2013-03-28 / Front Page

Sayreville, So. Amboy to receive steel from World Trade Center

Staff Writer

SAYREVILLE — Pieces of the twin towers will find new homes in Sayreville and South Amboy.

Fire companies in both towns are in the process of acquiring pieces of steel from the wreckage of the Sept. 11, 2001 terrorist attacks and are planning to build memorials in their towns for those lost in the attacks.

“Our memorial will be to all those who lost their lives that day,” said John Dragotta, a fire chief in Old Bridge and firefighter in South Amboy and the Morgan Hose Company in Sayreville.

Dragotta and Owen Carlock met after the Sept. 11 attacks, when Dragotta volunteered with Carlock’s company, Ladder 122 in Brooklyn, N.Y., to help with the efforts after the towers collapsed.

“His company took us in like family. Sept. 11 changed the way we looked at each other; paid men [like in Brooklyn] and volunteers [like in Sayreville] got along better than ever before because we worked for a common goal.”
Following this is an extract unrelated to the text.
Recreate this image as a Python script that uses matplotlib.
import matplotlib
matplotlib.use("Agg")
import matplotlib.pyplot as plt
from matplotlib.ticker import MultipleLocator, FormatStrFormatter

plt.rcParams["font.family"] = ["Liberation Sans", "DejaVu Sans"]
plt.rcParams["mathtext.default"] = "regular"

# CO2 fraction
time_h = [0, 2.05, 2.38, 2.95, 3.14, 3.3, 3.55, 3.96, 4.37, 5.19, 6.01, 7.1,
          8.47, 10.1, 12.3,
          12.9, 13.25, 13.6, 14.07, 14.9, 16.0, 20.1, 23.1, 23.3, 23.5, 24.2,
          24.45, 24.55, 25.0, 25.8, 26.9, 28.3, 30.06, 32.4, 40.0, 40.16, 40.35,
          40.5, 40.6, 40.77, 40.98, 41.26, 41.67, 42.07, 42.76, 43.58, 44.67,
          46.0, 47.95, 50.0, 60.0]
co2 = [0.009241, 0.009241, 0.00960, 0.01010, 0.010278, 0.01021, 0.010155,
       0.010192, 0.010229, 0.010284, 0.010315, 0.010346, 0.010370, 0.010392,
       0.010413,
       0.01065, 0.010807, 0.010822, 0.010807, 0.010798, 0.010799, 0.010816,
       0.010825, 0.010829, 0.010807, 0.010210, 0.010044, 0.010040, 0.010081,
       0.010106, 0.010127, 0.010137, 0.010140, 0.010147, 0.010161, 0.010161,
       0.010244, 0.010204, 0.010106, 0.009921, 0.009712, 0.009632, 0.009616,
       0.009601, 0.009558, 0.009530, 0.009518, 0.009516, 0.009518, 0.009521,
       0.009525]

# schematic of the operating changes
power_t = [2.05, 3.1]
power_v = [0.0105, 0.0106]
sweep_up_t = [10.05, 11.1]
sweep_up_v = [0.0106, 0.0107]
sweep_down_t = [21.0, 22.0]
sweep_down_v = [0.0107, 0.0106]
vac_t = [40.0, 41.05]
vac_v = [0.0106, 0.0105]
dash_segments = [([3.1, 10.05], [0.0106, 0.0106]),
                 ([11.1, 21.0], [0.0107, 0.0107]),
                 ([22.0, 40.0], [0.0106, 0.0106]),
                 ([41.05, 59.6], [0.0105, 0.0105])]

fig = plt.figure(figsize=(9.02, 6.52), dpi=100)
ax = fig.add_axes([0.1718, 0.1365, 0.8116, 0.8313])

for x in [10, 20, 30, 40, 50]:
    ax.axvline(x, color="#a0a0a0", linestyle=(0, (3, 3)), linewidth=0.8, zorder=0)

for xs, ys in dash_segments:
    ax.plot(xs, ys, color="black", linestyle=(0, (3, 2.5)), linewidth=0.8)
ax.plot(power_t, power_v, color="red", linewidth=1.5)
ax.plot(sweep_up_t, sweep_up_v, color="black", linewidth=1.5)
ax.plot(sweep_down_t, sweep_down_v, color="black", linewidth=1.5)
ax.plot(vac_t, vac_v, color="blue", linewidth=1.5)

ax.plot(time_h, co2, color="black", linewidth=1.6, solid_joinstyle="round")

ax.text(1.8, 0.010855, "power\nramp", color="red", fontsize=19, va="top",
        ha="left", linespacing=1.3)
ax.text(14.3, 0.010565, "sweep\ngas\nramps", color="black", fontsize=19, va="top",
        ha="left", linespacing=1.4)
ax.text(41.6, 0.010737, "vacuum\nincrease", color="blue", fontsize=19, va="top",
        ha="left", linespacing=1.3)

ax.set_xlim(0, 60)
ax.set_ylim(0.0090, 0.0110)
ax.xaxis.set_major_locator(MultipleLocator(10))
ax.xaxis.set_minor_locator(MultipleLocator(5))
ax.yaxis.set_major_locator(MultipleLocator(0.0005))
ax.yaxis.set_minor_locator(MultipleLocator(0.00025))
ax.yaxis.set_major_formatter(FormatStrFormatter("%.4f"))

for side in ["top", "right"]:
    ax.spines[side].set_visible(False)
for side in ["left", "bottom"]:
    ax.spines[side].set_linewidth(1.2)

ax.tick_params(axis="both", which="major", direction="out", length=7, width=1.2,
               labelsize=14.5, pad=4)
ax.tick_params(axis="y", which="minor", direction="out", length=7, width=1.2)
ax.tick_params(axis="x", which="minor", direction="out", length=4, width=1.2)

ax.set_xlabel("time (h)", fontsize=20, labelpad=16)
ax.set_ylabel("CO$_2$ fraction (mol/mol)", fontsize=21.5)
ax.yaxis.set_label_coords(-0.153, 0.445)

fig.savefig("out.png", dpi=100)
Carlock had survived both World Trade Center attacks and retired after Sept. 11, 2001, and even joined the fire company in Sayreville. He and Dragotta became fast friends and remained close until Carlock’s passing in May 2012 from a Sept. 11-related illness.

“He was my best friend and my daughter’s godfather,” Dragotta said.
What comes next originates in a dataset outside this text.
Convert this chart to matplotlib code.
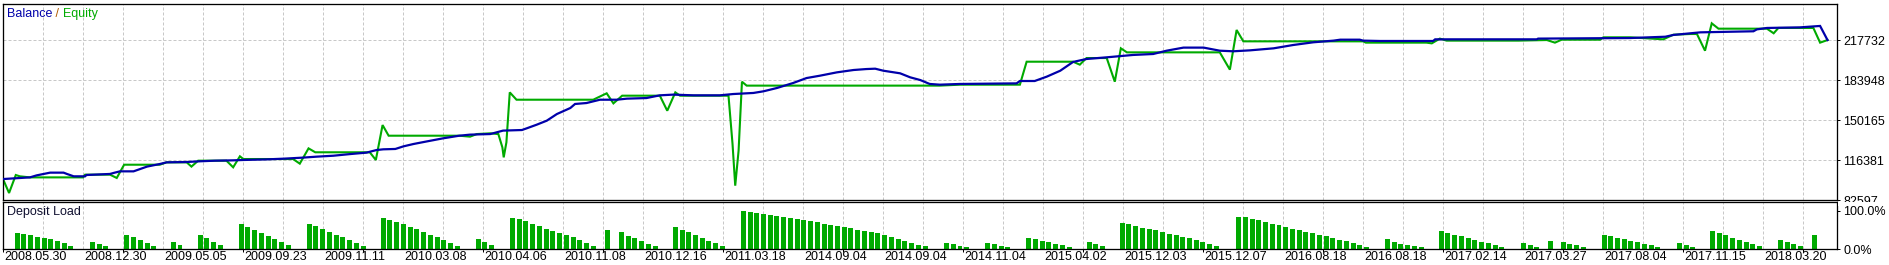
import numpy as np
import matplotlib
matplotlib.use('Agg')
import matplotlib.pyplot as plt
from matplotlib.patches import Rectangle

# ---- data (x = trade number) ----
balance_t = [0.0, 4.0, 5.0, 7.0, 9.0, 9.5, 10.5, 12.2, 12.4, 15.9, 16.6, 17.4, 19.4, 20.4, 21.4, 23.3,
             24.3, 27.3, 29.3, 31.5, 34.2, 35.7, 39.2, 41.7, 44.6, 46.6, 49.1, 51.6, 54.0, 55.5, 56.5,
             58.3, 59.5, 61.0, 63.0, 65.4, 67.8,
             69.4, 72.4, 74.3, 77.1, 77.8, 79.3, 80.8, 82.3, 84.3, 85.0, 86.7, 88.7, 91.2, 92.7, 95.6,
             97.6, 99.6, 102.6, 106.5, 108.5, 111.5, 113.0, 115.0, 117.4, 119.4, 121.4, 123.9, 126.4,
             128.3, 129.6, 130.8, 133.3, 134.8, 136.3,
             137.7, 139.2, 142.2, 150.6, 151.1, 153.3, 155.1, 157.1, 159.0, 161.0, 164.0, 167.9, 170.9,
             172.9, 175.4, 178.4, 180.8, 182.8, 185.3, 188.8, 191.7, 194.7, 197.7, 198.7, 201.6, 202.1,
             204.6,
             212.5, 212.8, 227.9, 228.1, 241.8, 247.0, 248.2, 252.2, 260.1, 260.6, 262.1, 267.0, 270.0,
             271.1]
balance = [100300, 101700, 103400, 105700, 105700, 104600, 102600, 102600, 103700, 104600, 105700,
           106800, 106800, 108800, 110800, 113000, 114400, 114700, 115300, 115800, 116100, 116400,
           116900, 117500, 118400, 119200, 120000, 121400, 122600, 124800, 125400, 125700, 127900,
           129900, 132100, 134700, 136900,
           137800, 138300, 141200, 141700, 143100, 146200, 149600, 155200, 160300, 163700, 164500,
           167300, 167300, 168200, 168700, 171000, 171600, 171000, 171000, 172100, 173000, 174400,
           177200, 181400, 185600, 187600, 190400, 192400, 193200, 193500, 191800, 189600, 186200,
           183900,
           180600, 180000, 180600, 181100, 183100, 183100, 186800, 191800, 199200, 201700, 203100,
           205100, 205900, 208700, 211300, 211300, 208700, 208200, 209000, 210700, 213500, 215800,
           217200, 218000, 218000, 217200, 216900,
           216900, 218300, 218300, 218900, 219400, 220500, 222000, 224200, 225100, 226700, 227900,
           228400, 229600, 217700]

equity_t = [0.0, 0.9, 1.9, 2.5, 4.0, 11.9, 12.2, 15.9, 16.9, 18.0, 23.3, 24.3, 27.3, 28.0, 29.0,
            33.2, 34.2, 35.2, 35.7, 43.1, 44.1, 45.4, 46.4, 54.5, 55.4, 56.4, 57.3, 67.8,
            69.4, 70.4, 72.4, 73.6, 74.2, 74.4, 74.8, 75.3, 76.3, 87.7, 89.7, 90.7, 92.0, 97.6, 98.7,
            99.9, 100.6, 107.8, 108.4, 108.8, 109.3, 109.8, 110.5, 136.3,
            139.2, 142.2, 151.1, 152.1, 159.0, 160.0, 161.0, 164.0, 165.2, 166.1, 167.0, 180.8, 182.3,
            183.3, 184.3, 202.1, 202.5, 204.6,
            211.5, 212.3, 213.5, 214.5, 225.2, 229.4, 230.6, 231.6, 237.3, 237.8, 241.8, 246.7, 248.2,
            250.7, 251.7, 252.9, 253.9, 254.9, 262.1, 263.1, 263.8, 269.0, 270.0, 271.1]
equity = [100300, 88500, 103700, 102600, 101700, 101700, 104000, 104000, 101200, 112400, 112400,
          114400, 114400, 110800, 115800, 115800, 110200, 119500, 117200, 117200, 113300, 126200,
          122900, 122900, 116400, 145900, 136900, 136900,
          136100, 138300, 138900, 138300, 127100, 118600, 131300, 173500, 167300, 167300, 172700,
          164200, 170700, 170700, 158000, 173500, 170700, 170700, 129900, 94700, 124300, 182500,
          179200, 179200,
          179200, 180000, 180000, 199400, 199400, 196900, 202500, 202500, 182500, 210700, 207300,
          207300, 192700, 226200, 216600, 216600, 215500, 215500,
          215500, 214900, 218900, 217200, 217200, 217700, 215500, 218000, 218000, 220000, 220000,
          218300, 222200, 222800, 222800, 208700, 231800, 227300, 227300, 223400, 227900, 227900,
          215500, 217700]

# deposit load: first trade of each run and the loads (%) of that run
load_start = [2.1, 13.3, 18.4, 25.3, 29.3, 35.4, 45.5, 56.5, 70.6, 75.7, 89.8, 91.9, 99.9, 110.0,
              140.2, 146.3, 152.4, 161.4, 166.3, 183.6, 205.7, 213.7, 225.9, 229.9, 231.8, 237.9,
              249.1, 254.0, 264.1, 269.1]
load_pct = [[42, 39, 36, 31, 28, 26, 21, 15, 8],
            [18, 12, 7],
            [36, 31, 24, 15, 8],
            [18, 10],
            [36, 29, 18, 10],
            [65, 57, 50, 41, 35, 25, 18, 10],
            [65, 60, 52, 44, 36, 31, 23, 15, 7],
            [81, 77, 70, 65, 57, 52, 44, 36, 31, 24, 15, 8],
            [25, 17, 10],
            [81, 78, 73, 65, 60, 52, 47, 41, 36, 31, 23, 15, 7],
            [49],
            [44, 35, 28, 20, 14, 7],
            [57, 49, 44, 36, 28, 20, 15, 7],
            [99, 97, 94, 91, 89, 86, 83, 81, 78, 75, 73, 70, 65, 62, 60, 57, 54, 49, 47, 44, 41, 36,
             31, 25, 20, 15, 10, 7],
            [15, 12, 7, 4],
            [15, 12, 7, 4],
            [29, 26, 21, 18, 12, 10, 4],
            [18, 12, 7],
            [68, 65, 60, 56, 52, 49, 44, 40, 36, 31, 28, 23, 18, 12, 7],
            [83, 83, 78, 75, 70, 65, 62, 57, 52, 49, 44, 41, 36, 33, 28, 23, 20, 15, 10, 4],
            [25, 18, 12, 10, 7, 4],
            [47, 41, 36, 33, 28, 23, 18, 15, 10, 4],
            [15, 10, 4],
            [20],
            [18, 12, 10, 4],
            [36, 33, 28, 25, 20, 18, 12, 10, 4],
            [15, 10, 4],
            [47, 41, 36, 28, 23, 18, 12, 7],
            [23, 18, 12, 7],
            [36]]

date_labels = ['2008.05.30', '2008.12.30', '2009.05.05', '2009.09.23', '2009.11.11', '2010.03.08',
               '2010.04.06', '2010.11.08', '2010.12.16', '2011.03.18', '2014.09.04', '2014.09.04',
               '2014.11.04', '2015.04.02', '2015.12.03', '2015.12.07', '2016.08.18', '2016.08.18',
               '2017.02.14', '2017.03.27', '2017.08.04', '2017.11.15', '2018.03.20']
price_ticks = [82597, 116381, 150165, 183948, 217732]
load_ticks = [0, 100]
load_labels = ['0.0%', '100.0%']

# ---- layout, in pixels of the 1889x265 picture ----
W, H, DPI = 1889, 265, 100
left, right = 3, 1837
px_trade = 6.73
main_top, main_bot = 3.5, 200
dep_top, dep_bot, dep_full = 202, 249, 210.7
grid_px = 40
fs = 9.0

blue = '#0000AA'
green = '#00AA00'
grid_c = '#C8C8C8'
px = 72.0 / DPI  # one pixel in points

plt.rcParams['font.family'] = ['Liberation Sans', 'DejaVu Sans']
plt.rcParams['font.size'] = fs

fig = plt.figure(figsize=(W / DPI, H / DPI), dpi=DPI)
fig.patch.set_facecolor('white')

def box(top, bot):
    return [left / W, 1 - bot / H, (right - left) / W, (bot - top) / H]

ax = fig.add_axes(box(main_top, main_bot))
dep = fig.add_axes(box(dep_top, dep_bot))

n_slots = (right - left) / px_trade
step = price_ticks[1] - price_ticks[0]
ytop = price_ticks[0] + (main_bot - main_top) / grid_px * step

grid_t = [grid_px * k / px_trade for k in range(1, 46)]
for a in (ax, dep):
    a.set_xlim(0, n_slots)
    for g in grid_t:
        a.axvline(g, color=grid_c, lw=px, ls=(0, (3, 2)), zorder=0)
    for s in a.spines.values():
        s.set_linewidth(1.3 * px)
        s.set_color('black')
    a.yaxis.tick_right()
    a.tick_params(axis='y', length=3 * px, width=px, pad=3 * px, labelsize=fs)

# main panel
ax.set_ylim(price_ticks[0], ytop)
ax.set_yticks(price_ticks)
ax.set_yticklabels([str(v) for v in price_ticks])
for v in price_ticks[1:]:
    ax.axhline(v, color=grid_c, lw=px, ls=(0, (3, 2)), zorder=0)
ax.set_xticks([])
ax.plot(equity_t, equity, color=green, lw=1.5, zorder=2, solid_joinstyle='miter')
ax.plot(balance_t, balance, color=blue, lw=1.6, zorder=3, solid_joinstyle='miter')

t1 = ax.annotate('Balance', xy=(7, H - 14), xycoords='figure pixels', color=blue,
                 va='center', ha='left', fontsize=fs)
t2 = ax.annotate(' / ', xy=(1, 0), xycoords=t1, va='bottom', ha='left', color='#B05A00', fontsize=fs)
t3 = ax.annotate('Equity', xy=(1, 0), xycoords=t2, va='bottom', ha='left', color=green, fontsize=fs)

# deposit load panel
xs, hs = [], []
for s0, run in zip(load_start, load_pct):
    for k, v in enumerate(run):
        xs.append(s0 + k)
        hs.append(v)
dep.bar(xs, hs, width=0.74, color=green, zorder=2)
dep.set_ylim(0, 100 * (dep_bot - dep_top) / (dep_bot - dep_full))
dep.set_yticks(load_ticks)
dep.set_yticklabels(load_labels)
dep.annotate('Deposit Load', xy=(7, H - 212), xycoords='figure pixels', va='center', ha='left',
             color='#101030', fontsize=fs)

dep.xaxis.remove_overlapping_locs = False
dep.set_xticks([120 * k / px_trade for k in range(16)])
dep.set_xticklabels([])
dep.set_xticks([(80 * k + 1) / px_trade for k in range(len(date_labels))], minor=True)
dep.set_xticklabels(date_labels, minor=True, ha='left')
dep.tick_params(axis='x', which='major', length=3 * px, width=px, direction='out')
dep.tick_params(axis='x', which='minor', length=0, pad=2.5 * px, labelsize=fs)

# the lowest price label is partly hidden by the lower panel
fig.add_artist(Rectangle((right + 1, H - 205.5), W - right, 4, transform=None,
                         facecolor='white', edgecolor='none', zorder=10))

fig.savefig('out.png', dpi=DPI, facecolor='white')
The process to access a piece of steel had begun prior to that, when Carlock connected Dragotta to the appropriate people at the Port Authority of New York & New Jersey last year to request a piece of steel.

Last month, an employee from the Port Authority called Dragotta to let him know that Sayreville’s request for a piece of steel, which is 56 inches high and weighs more than 3,000 pounds, was approved.

Sayreville is currently working on its final plans for the steel, which include a plaque or signage explaining where the steel is from.

“We haven’t really finalized our plans for the final design, but we’ve already told Owen’s fire company, and they’ll come,” Dragotta said.

Although no official date of completion or unveiling has been set, there will be a ceremony when it is installed.

“It’s been 12 years already, but we will never forget that day,” Dragotta said.

Phil English, a fireman with the South Amboy Fire Department and chair of the committee that is designing the monument, said that South Amboy will receive a 10-foot piece of steel. The steel, along with an interpretation of the New York City skyline, will be placed in a memorial near the South Amboy train station.

“There will be trains going by all the time, and a lot of people [who died] took the train every day,” English said.

South Amboy is currently waiting for approval from NJ Transit to place the memorial on its property.